Restate the material word for word and leave out anything that is a picture.

=-=-=

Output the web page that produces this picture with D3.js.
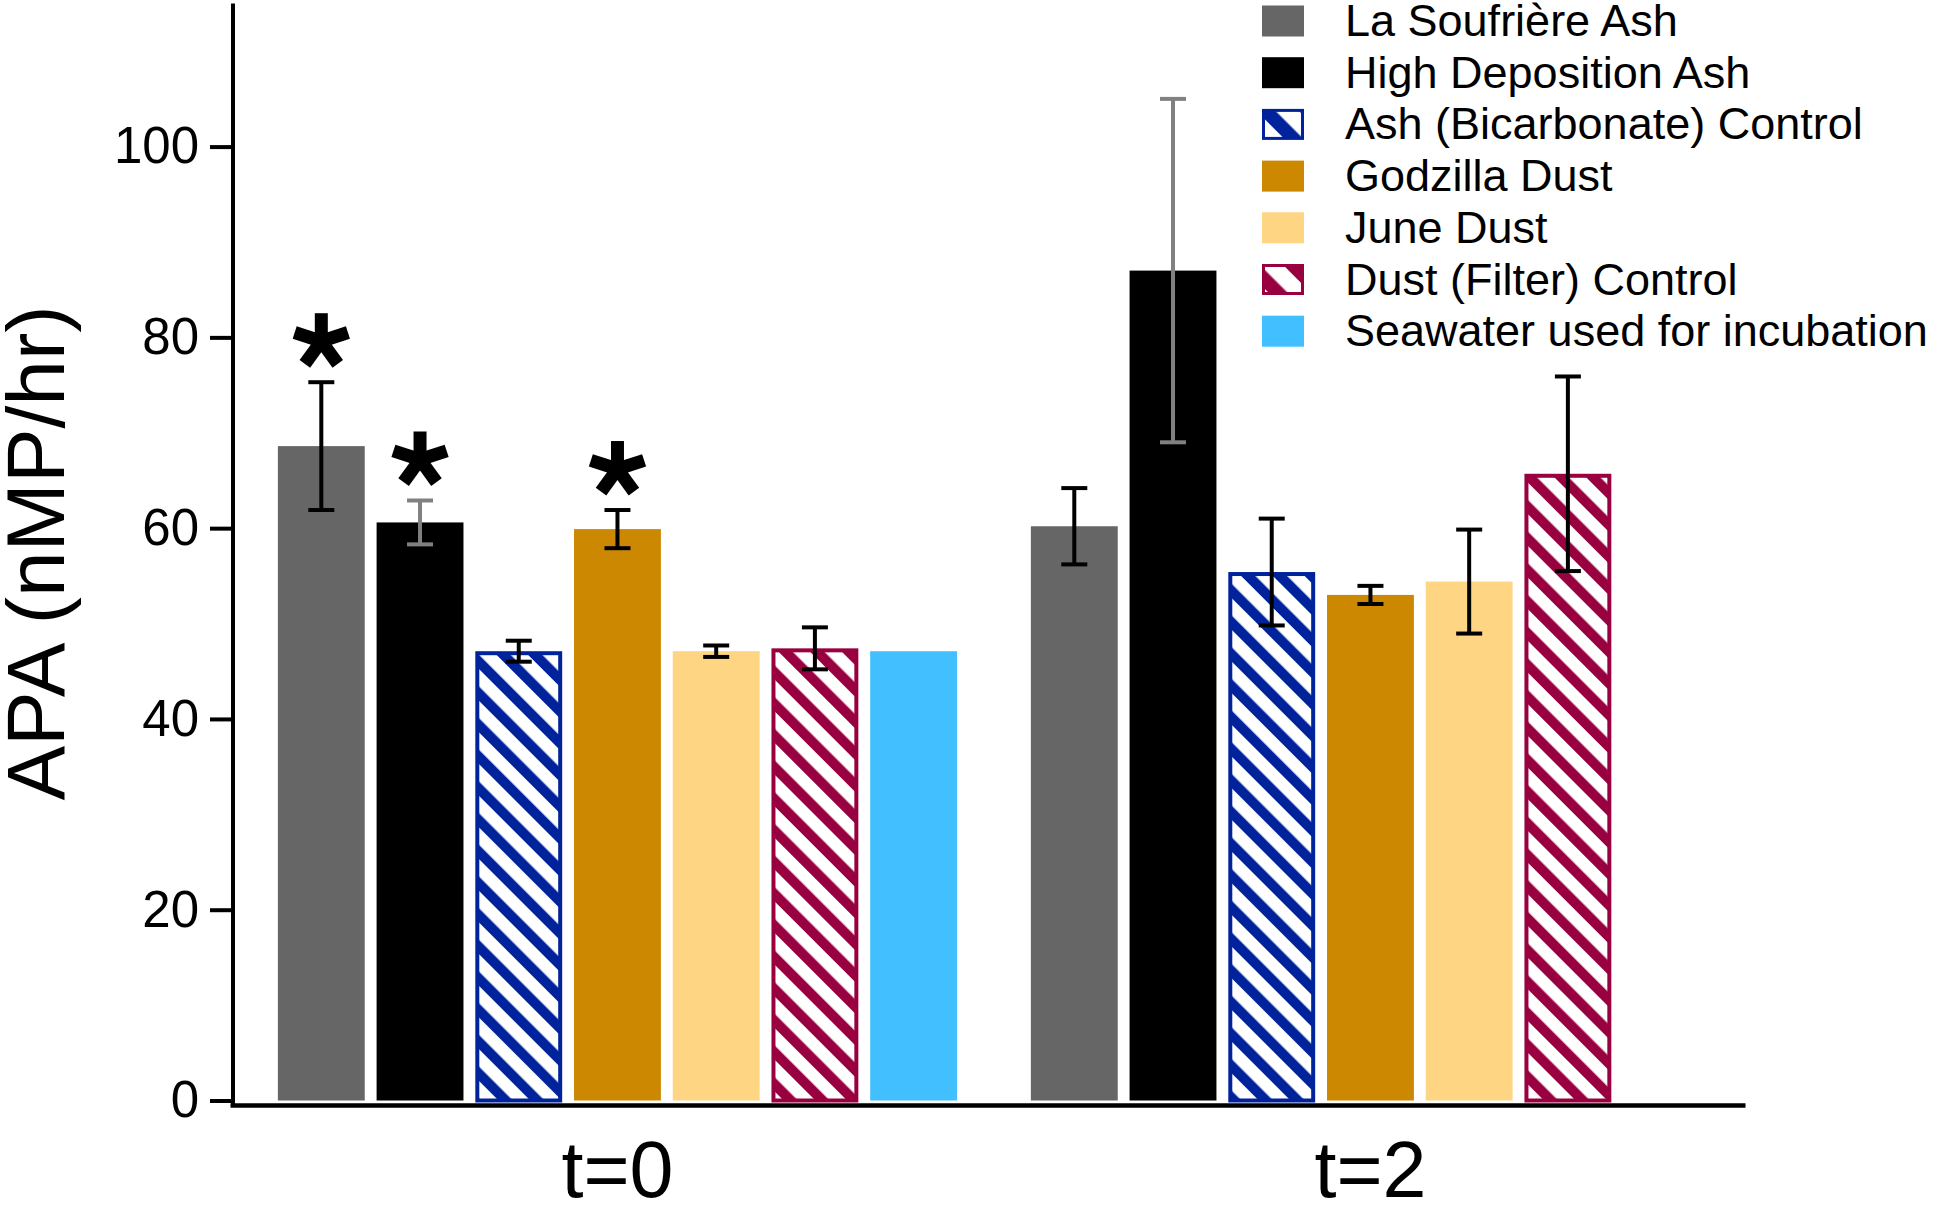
<!DOCTYPE html>
<html lang="en">
<head>
    <meta charset="UTF-8">
    <title>APA bar chart</title>
    <script src="https://d3js.org/d3.v7.min.js"></script>
    <style>
        body { margin: 0; background: #fff; }
        svg { font-family: "Liberation Sans", Arial, Helvetica, sans-serif; }
    </style>
</head>
<body>
    <svg width="1937" height="1205"></svg>

    <script>
        // data
        var timepoints = ["t=0", "t=2"];
        var seriesNames = ["La Soufrière Ash", "High Deposition Ash", "Ash (Bicarbonate) Control",
                           "Godzilla Dust", "June Dust", "Dust (Filter) Control", "Seawater used for incubation"];
        var seriesColors = ["#666666", "#000000", "#00239c", "#cc8800", "#fdd583", "#990040", "#42bfff"];
        var seriesHatched = [false, false, true, false, false, true, false];
        var meansT0 = [68.6, 60.6, 47.1, 59.9, 47.1, 47.4, 47.1];
        var errorsT0 = [6.7, 2.3, 1.1, 2.0, 0.6, 2.2, null];
        var meansT2 = [60.2, 87.0, 55.4, 53.0, 54.4, 65.7, null];
        var errorsT2 = [4.0, 18.0, 5.6, 0.95, 5.45, 10.2, null];
        var starsT0 = [true, true, false, true, false, false, false];
        var starsT2 = [false, false, false, false, false, false, false];
        var yTicks = [0, 20, 40, 60, 80, 100];

        var svg = d3.select("svg");

        // flatten into one row per bar
        var rows = [];
        [[meansT0, errorsT0, starsT0], [meansT2, errorsT2, starsT2]].forEach(function(set, gi) {
            seriesNames.forEach(function(name, si) {
                if (set[0][si] == null) return;
                rows.push({ group: timepoints[gi], series: si, value: set[0][si], err: set[1][si], star: set[2][si] });
            });
        });

        // scales
        var y = d3.scaleLinear().domain([0, 115]).range([1100.5, 3.5]);
        var x0 = d3.scaleBand().domain(timepoints).range([230, 1745])
                   .paddingInner(0.098).paddingOuter(0.055).align(0.578);
        var x1 = d3.scaleBand().domain(d3.range(seriesNames.length)).range([0, x0.bandwidth()])
                   .paddingInner(0.12);

        // hatch patterns (white background, coloured diagonal stripes)
        var defs = svg.append("defs");
        function makeHatch(id, color, size) {
            var p = defs.append("pattern")
                .attr("id", id)
                .attr("patternUnits", "userSpaceOnUse")
                .attr("width", size).attr("height", size)
                .attr("patternTransform", "rotate(-45)");
            p.append("rect").attr("width", size).attr("height", size).attr("fill", "#fff");
            p.append("rect").attr("width", size * 0.45).attr("height", size).attr("fill", color);
        }
        seriesNames.forEach(function(n, i) {
            if (seriesHatched[i]) {
                makeHatch("hatch" + i, seriesColors[i], 22.4);
                makeHatch("lhatch" + i, seriesColors[i], 30);
            }
        });

        // bars
        var bars = svg.append("g");
        rows.forEach(function(d) {
            var bx = x0(d.group) + x1(d.series);
            var bw = x1.bandwidth();
            if (seriesHatched[d.series]) {
                bars.append("rect")
                    .attr("x", bx + 2).attr("y", y(d.value) + 2)
                    .attr("width", bw - 4).attr("height", y(0) - y(d.value) - 2)
                    .attr("fill", "url(#hatch" + d.series + ")")
                    .attr("stroke", seriesColors[d.series])
                    .attr("stroke-width", 4);
            } else {
                bars.append("rect")
                    .attr("x", bx).attr("y", y(d.value))
                    .attr("width", bw).attr("height", y(0) - y(d.value))
                    .attr("fill", seriesColors[d.series]);
            }
        });

        // error bars
        var errG = svg.append("g").attr("stroke-width", 4).attr("fill", "none");
        rows.filter(function(d) { return d.err != null; }).forEach(function(d) {
            var cx = x0(d.group) + x1(d.series) + x1.bandwidth() / 2;
            var col = d.series === 1 ? "#808080" : "#000";
            var top = y(d.value + d.err), bot = y(d.value - d.err);
            errG.append("line").attr("x1", cx).attr("x2", cx).attr("y1", top).attr("y2", bot).attr("stroke", col);
            errG.append("line").attr("x1", cx - 13).attr("x2", cx + 13).attr("y1", top).attr("y2", top).attr("stroke", col);
            errG.append("line").attr("x1", cx - 13).attr("x2", cx + 13).attr("y1", bot).attr("y2", bot).attr("stroke", col);
        });

        // significance asterisks (five arms)
        var starG = svg.append("g");
        rows.filter(function(d) { return d.star; }).forEach(function(d) {
            var cx = x0(d.group) + x1(d.series) + x1.bandwidth() / 2;
            var cy = y(d.value + d.err) - 41;
            [90, 18, 162, -54, -126].forEach(function(a) {
                var r = a * Math.PI / 180;
                starG.append("line")
                    .attr("x1", cx).attr("y1", cy)
                    .attr("x2", cx + 28 * Math.cos(r)).attr("y2", cy - 28 * Math.sin(r))
                    .attr("stroke", "#000").attr("stroke-width", 13);
            });
        });

        // y axis
        var yAxis = svg.append("g")
            .attr("transform", "translate(233,0)")
            .call(d3.axisLeft(y).tickValues(yTicks).tickSize(23).tickPadding(11).tickSizeOuter(0));
        yAxis.select(".domain").remove();
        yAxis.selectAll(".tick line").attr("stroke-width", 4);
        yAxis.selectAll(".tick text").attr("font-size", 51).attr("font-family", null).attr("fill", "#000");
        svg.append("line")
            .attr("x1", 233).attr("x2", 233).attr("y1", y(115)).attr("y2", 1107)
            .attr("stroke", "#000").attr("stroke-width", 4);

        // x axis
        var xAxis = svg.append("g")
            .attr("transform", "translate(0,1105)")
            .call(d3.axisBottom(x0).tickSize(0).tickSizeOuter(0).tickPadding(36));
        xAxis.select(".domain").attr("stroke-width", 4.5);
        xAxis.selectAll(".tick text").attr("font-size", 79).attr("font-family", null).attr("fill", "#000");

        // y title
        svg.append("text")
            .attr("transform", "translate(64,553) rotate(-90)")
            .attr("text-anchor", "middle")
            .attr("font-size", 82)
            .text("APA (nMP/hr)");

        // legend
        var legend = svg.append("g");
        seriesNames.forEach(function(name, i) {
            var cy = 21 + 51.7 * i;
            if (seriesHatched[i]) {
                legend.append("rect")
                    .attr("x", 1263.5).attr("y", cy - 14)
                    .attr("width", 39).attr("height", 28)
                    .attr("fill", "url(#lhatch" + i + ")")
                    .attr("stroke", seriesColors[i]).attr("stroke-width", 3);
            } else {
                legend.append("rect")
                    .attr("x", 1262).attr("y", cy - 15.5)
                    .attr("width", 42).attr("height", 31)
                    .attr("fill", seriesColors[i]);
            }
            legend.append("text")
                .attr("x", 1345).attr("y", cy + 15)
                .attr("font-size", 45)
                .text(name);
        });
    </script>
</body>
</html>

=-=-=

→ **ANSWER TO THE TASK**:
Output the web page that produces this picture with D3.js.
<!DOCTYPE html>
<html lang="en">
<head>
    <meta charset="UTF-8">
    <title>APA bar chart</title>
    <script src="https://d3js.org/d3.v7.min.js"></script>
    <style>
        body { margin: 0; background: #fff; }
        svg { font-family: "Liberation Sans", Arial, Helvetica, sans-serif; }
    </style>
</head>
<body>
    <svg width="1937" height="1205"></svg>

    <script>
        // data
        var timepoints = ["t=0", "t=2"];
        var seriesNames = ["La Soufrière Ash", "High Deposition Ash", "Ash (Bicarbonate) Control",
                           "Godzilla Dust", "June Dust", "Dust (Filter) Control", "Seawater used for incubation"];
        var seriesColors = ["#666666", "#000000", "#00239c", "#cc8800", "#fdd583", "#990040", "#42bfff"];
        var seriesHatched = [false, false, true, false, false, true, false];
        var meansT0 = [68.6, 60.6, 47.1, 59.9, 47.1, 47.4, 47.1];
        var errorsT0 = [6.7, 2.3, 1.1, 2.0, 0.6, 2.2, null];
        var meansT2 = [60.2, 87.0, 55.4, 53.0, 54.4, 65.7, null];
        var errorsT2 = [4.0, 18.0, 5.6, 0.95, 5.45, 10.2, null];
        var starsT0 = [true, true, false, true, false, false, false];
        var starsT2 = [false, false, false, false, false, false, false];
        var yTicks = [0, 20, 40, 60, 80, 100];

        var svg = d3.select("svg");

        // flatten into one row per bar
        var rows = [];
        [[meansT0, errorsT0, starsT0], [meansT2, errorsT2, starsT2]].forEach(function(set, gi) {
            seriesNames.forEach(function(name, si) {
                if (set[0][si] == null) return;
                rows.push({ group: timepoints[gi], series: si, value: set[0][si], err: set[1][si], star: set[2][si] });
            });
        });

        // scales
        var y = d3.scaleLinear().domain([0, 115]).range([1100.5, 3.5]);
        var x0 = d3.scaleBand().domain(timepoints).range([230, 1745])
                   .paddingInner(0.098).paddingOuter(0.055).align(0.578);
        var x1 = d3.scaleBand().domain(d3.range(seriesNames.length)).range([0, x0.bandwidth()])
                   .paddingInner(0.12);

        // hatch patterns (white background, coloured diagonal stripes)
        var defs = svg.append("defs");
        function makeHatch(id, color, size) {
            var p = defs.append("pattern")
                .attr("id", id)
                .attr("patternUnits", "userSpaceOnUse")
                .attr("width", size).attr("height", size)
                .attr("patternTransform", "rotate(-45)");
            p.append("rect").attr("width", size).attr("height", size).attr("fill", "#fff");
            p.append("rect").attr("width", size * 0.45).attr("height", size).attr("fill", color);
        }
        seriesNames.forEach(function(n, i) {
            if (seriesHatched[i]) {
                makeHatch("hatch" + i, seriesColors[i], 22.4);
                makeHatch("lhatch" + i, seriesColors[i], 30);
            }
        });

        // bars
        var bars = svg.append("g");
        rows.forEach(function(d) {
            var bx = x0(d.group) + x1(d.series);
            var bw = x1.bandwidth();
            if (seriesHatched[d.series]) {
                bars.append("rect")
                    .attr("x", bx + 2).attr("y", y(d.value) + 2)
                    .attr("width", bw - 4).attr("height", y(0) - y(d.value) - 2)
                    .attr("fill", "url(#hatch" + d.series + ")")
                    .attr("stroke", seriesColors[d.series])
                    .attr("stroke-width", 4);
            } else {
                bars.append("rect")
                    .attr("x", bx).attr("y", y(d.value))
                    .attr("width", bw).attr("height", y(0) - y(d.value))
                    .attr("fill", seriesColors[d.series]);
            }
        });

        // error bars
        var errG = svg.append("g").attr("stroke-width", 4).attr("fill", "none");
        rows.filter(function(d) { return d.err != null; }).forEach(function(d) {
            var cx = x0(d.group) + x1(d.series) + x1.bandwidth() / 2;
            var col = d.series === 1 ? "#808080" : "#000";
            var top = y(d.value + d.err), bot = y(d.value - d.err);
            errG.append("line").attr("x1", cx).attr("x2", cx).attr("y1", top).attr("y2", bot).attr("stroke", col);
            errG.append("line").attr("x1", cx - 13).attr("x2", cx + 13).attr("y1", top).attr("y2", top).attr("stroke", col);
            errG.append("line").attr("x1", cx - 13).attr("x2", cx + 13).attr("y1", bot).attr("y2", bot).attr("stroke", col);
        });

        // significance asterisks (five arms)
        var starG = svg.append("g");
        rows.filter(function(d) { return d.star; }).forEach(function(d) {
            var cx = x0(d.group) + x1(d.series) + x1.bandwidth() / 2;
            var cy = y(d.value + d.err) - 41;
            [90, 18, 162, -54, -126].forEach(function(a) {
                var r = a * Math.PI / 180;
                starG.append("line")
                    .attr("x1", cx).attr("y1", cy)
                    .attr("x2", cx + 28 * Math.cos(r)).attr("y2", cy - 28 * Math.sin(r))
                    .attr("stroke", "#000").attr("stroke-width", 13);
            });
        });

        // y axis
        var yAxis = svg.append("g")
            .attr("transform", "translate(233,0)")
            .call(d3.axisLeft(y).tickValues(yTicks).tickSize(23).tickPadding(11).tickSizeOuter(0));
        yAxis.select(".domain").remove();
        yAxis.selectAll(".tick line").attr("stroke-width", 4);
        yAxis.selectAll(".tick text").attr("font-size", 51).attr("font-family", null).attr("fill", "#000");
        svg.append("line")
            .attr("x1", 233).attr("x2", 233).attr("y1", y(115)).attr("y2", 1107)
            .attr("stroke", "#000").attr("stroke-width", 4);

        // x axis
        var xAxis = svg.append("g")
            .attr("transform", "translate(0,1105)")
            .call(d3.axisBottom(x0).tickSize(0).tickSizeOuter(0).tickPadding(36));
        xAxis.select(".domain").attr("stroke-width", 4.5);
        xAxis.selectAll(".tick text").attr("font-size", 79).attr("font-family", null).attr("fill", "#000");

        // y title
        svg.append("text")
            .attr("transform", "translate(64,553) rotate(-90)")
            .attr("text-anchor", "middle")
            .attr("font-size", 82)
            .text("APA (nMP/hr)");

        // legend
        var legend = svg.append("g");
        seriesNames.forEach(function(name, i) {
            var cy = 21 + 51.7 * i;
            if (seriesHatched[i]) {
                legend.append("rect")
                    .attr("x", 1263.5).attr("y", cy - 14)
                    .attr("width", 39).attr("height", 28)
                    .attr("fill", "url(#lhatch" + i + ")")
                    .attr("stroke", seriesColors[i]).attr("stroke-width", 3);
            } else {
                legend.append("rect")
                    .attr("x", 1262).attr("y", cy - 15.5)
                    .attr("width", 42).attr("height", 31)
                    .attr("fill", seriesColors[i]);
            }
            legend.append("text")
                .attr("x", 1345).attr("y", cy + 15)
                .attr("font-size", 45)
                .text(name);
        });
    </script>
</body>
</html>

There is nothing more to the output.